**SUPPLIED DATA**
_____

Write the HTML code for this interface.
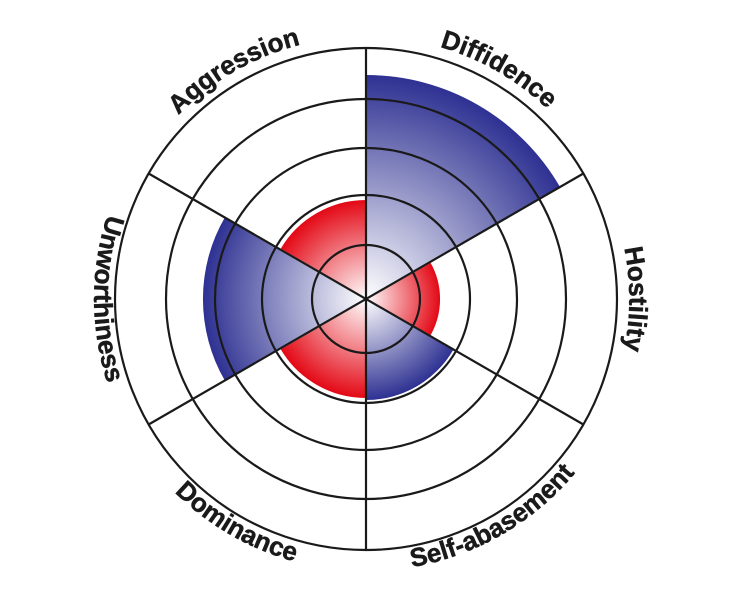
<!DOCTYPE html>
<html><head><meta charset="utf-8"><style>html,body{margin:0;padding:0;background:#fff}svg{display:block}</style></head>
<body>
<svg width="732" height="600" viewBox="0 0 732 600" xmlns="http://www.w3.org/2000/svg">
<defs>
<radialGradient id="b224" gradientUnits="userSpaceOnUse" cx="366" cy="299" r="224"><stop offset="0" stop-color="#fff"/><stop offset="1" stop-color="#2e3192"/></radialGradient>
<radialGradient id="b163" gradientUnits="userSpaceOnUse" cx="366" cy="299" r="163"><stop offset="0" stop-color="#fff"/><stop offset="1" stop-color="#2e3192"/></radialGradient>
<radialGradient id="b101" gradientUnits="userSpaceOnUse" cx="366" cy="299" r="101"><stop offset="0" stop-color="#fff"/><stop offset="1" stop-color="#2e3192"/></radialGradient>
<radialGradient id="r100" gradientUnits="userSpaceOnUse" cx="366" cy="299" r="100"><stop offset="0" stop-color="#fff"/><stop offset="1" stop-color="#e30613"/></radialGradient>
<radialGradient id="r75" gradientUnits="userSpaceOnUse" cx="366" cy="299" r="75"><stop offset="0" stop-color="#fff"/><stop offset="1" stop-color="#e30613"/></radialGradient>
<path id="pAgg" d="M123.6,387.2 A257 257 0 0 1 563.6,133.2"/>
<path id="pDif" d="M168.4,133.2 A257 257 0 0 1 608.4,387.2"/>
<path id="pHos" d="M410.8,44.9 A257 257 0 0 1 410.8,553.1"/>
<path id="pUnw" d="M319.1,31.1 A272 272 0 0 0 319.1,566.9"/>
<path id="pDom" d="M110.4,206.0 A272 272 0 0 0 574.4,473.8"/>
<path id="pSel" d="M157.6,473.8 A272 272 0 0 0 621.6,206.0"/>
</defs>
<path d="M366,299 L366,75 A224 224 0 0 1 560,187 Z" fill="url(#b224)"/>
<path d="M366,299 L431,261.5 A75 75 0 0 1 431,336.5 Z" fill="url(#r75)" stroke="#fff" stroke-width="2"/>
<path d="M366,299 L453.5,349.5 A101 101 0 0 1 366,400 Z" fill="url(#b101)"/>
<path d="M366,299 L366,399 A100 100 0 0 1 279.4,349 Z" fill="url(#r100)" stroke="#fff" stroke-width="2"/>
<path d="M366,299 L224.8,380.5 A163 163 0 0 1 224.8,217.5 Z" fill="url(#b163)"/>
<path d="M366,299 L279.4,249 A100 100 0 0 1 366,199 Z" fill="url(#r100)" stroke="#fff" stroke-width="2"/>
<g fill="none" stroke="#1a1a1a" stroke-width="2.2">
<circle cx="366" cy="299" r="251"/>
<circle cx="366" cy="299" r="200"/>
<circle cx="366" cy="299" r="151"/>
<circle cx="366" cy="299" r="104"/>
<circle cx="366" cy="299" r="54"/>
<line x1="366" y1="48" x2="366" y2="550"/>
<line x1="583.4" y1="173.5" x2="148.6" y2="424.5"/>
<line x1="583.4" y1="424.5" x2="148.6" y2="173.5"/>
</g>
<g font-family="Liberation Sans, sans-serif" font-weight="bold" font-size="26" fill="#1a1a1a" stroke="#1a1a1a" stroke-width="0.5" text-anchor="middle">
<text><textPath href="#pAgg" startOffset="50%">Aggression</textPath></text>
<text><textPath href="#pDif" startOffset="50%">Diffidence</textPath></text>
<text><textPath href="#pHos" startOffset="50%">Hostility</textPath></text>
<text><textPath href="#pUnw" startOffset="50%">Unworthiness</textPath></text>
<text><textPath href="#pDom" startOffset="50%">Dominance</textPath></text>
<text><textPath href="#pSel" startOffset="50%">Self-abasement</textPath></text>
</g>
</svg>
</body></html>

_____

**WHAT IS EXPECTED**
Except for the pictures, reproduce every line exactly.

**RESPONSE TO THE TASK**
Write the HTML code for this interface.
<!DOCTYPE html>
<html><head><meta charset="utf-8"><style>html,body{margin:0;padding:0;background:#fff}svg{display:block}</style></head>
<body>
<svg width="732" height="600" viewBox="0 0 732 600" xmlns="http://www.w3.org/2000/svg">
<defs>
<radialGradient id="b224" gradientUnits="userSpaceOnUse" cx="366" cy="299" r="224"><stop offset="0" stop-color="#fff"/><stop offset="1" stop-color="#2e3192"/></radialGradient>
<radialGradient id="b163" gradientUnits="userSpaceOnUse" cx="366" cy="299" r="163"><stop offset="0" stop-color="#fff"/><stop offset="1" stop-color="#2e3192"/></radialGradient>
<radialGradient id="b101" gradientUnits="userSpaceOnUse" cx="366" cy="299" r="101"><stop offset="0" stop-color="#fff"/><stop offset="1" stop-color="#2e3192"/></radialGradient>
<radialGradient id="r100" gradientUnits="userSpaceOnUse" cx="366" cy="299" r="100"><stop offset="0" stop-color="#fff"/><stop offset="1" stop-color="#e30613"/></radialGradient>
<radialGradient id="r75" gradientUnits="userSpaceOnUse" cx="366" cy="299" r="75"><stop offset="0" stop-color="#fff"/><stop offset="1" stop-color="#e30613"/></radialGradient>
<path id="pAgg" d="M123.6,387.2 A257 257 0 0 1 563.6,133.2"/>
<path id="pDif" d="M168.4,133.2 A257 257 0 0 1 608.4,387.2"/>
<path id="pHos" d="M410.8,44.9 A257 257 0 0 1 410.8,553.1"/>
<path id="pUnw" d="M319.1,31.1 A272 272 0 0 0 319.1,566.9"/>
<path id="pDom" d="M110.4,206.0 A272 272 0 0 0 574.4,473.8"/>
<path id="pSel" d="M157.6,473.8 A272 272 0 0 0 621.6,206.0"/>
</defs>
<path d="M366,299 L366,75 A224 224 0 0 1 560,187 Z" fill="url(#b224)"/>
<path d="M366,299 L431,261.5 A75 75 0 0 1 431,336.5 Z" fill="url(#r75)" stroke="#fff" stroke-width="2"/>
<path d="M366,299 L453.5,349.5 A101 101 0 0 1 366,400 Z" fill="url(#b101)"/>
<path d="M366,299 L366,399 A100 100 0 0 1 279.4,349 Z" fill="url(#r100)" stroke="#fff" stroke-width="2"/>
<path d="M366,299 L224.8,380.5 A163 163 0 0 1 224.8,217.5 Z" fill="url(#b163)"/>
<path d="M366,299 L279.4,249 A100 100 0 0 1 366,199 Z" fill="url(#r100)" stroke="#fff" stroke-width="2"/>
<g fill="none" stroke="#1a1a1a" stroke-width="2.2">
<circle cx="366" cy="299" r="251"/>
<circle cx="366" cy="299" r="200"/>
<circle cx="366" cy="299" r="151"/>
<circle cx="366" cy="299" r="104"/>
<circle cx="366" cy="299" r="54"/>
<line x1="366" y1="48" x2="366" y2="550"/>
<line x1="583.4" y1="173.5" x2="148.6" y2="424.5"/>
<line x1="583.4" y1="424.5" x2="148.6" y2="173.5"/>
</g>
<g font-family="Liberation Sans, sans-serif" font-weight="bold" font-size="26" fill="#1a1a1a" stroke="#1a1a1a" stroke-width="0.5" text-anchor="middle">
<text><textPath href="#pAgg" startOffset="50%">Aggression</textPath></text>
<text><textPath href="#pDif" startOffset="50%">Diffidence</textPath></text>
<text><textPath href="#pHos" startOffset="50%">Hostility</textPath></text>
<text><textPath href="#pUnw" startOffset="50%">Unworthiness</textPath></text>
<text><textPath href="#pDom" startOffset="50%">Dominance</textPath></text>
<text><textPath href="#pSel" startOffset="50%">Self-abasement</textPath></text>
</g>
</svg>
</body></html>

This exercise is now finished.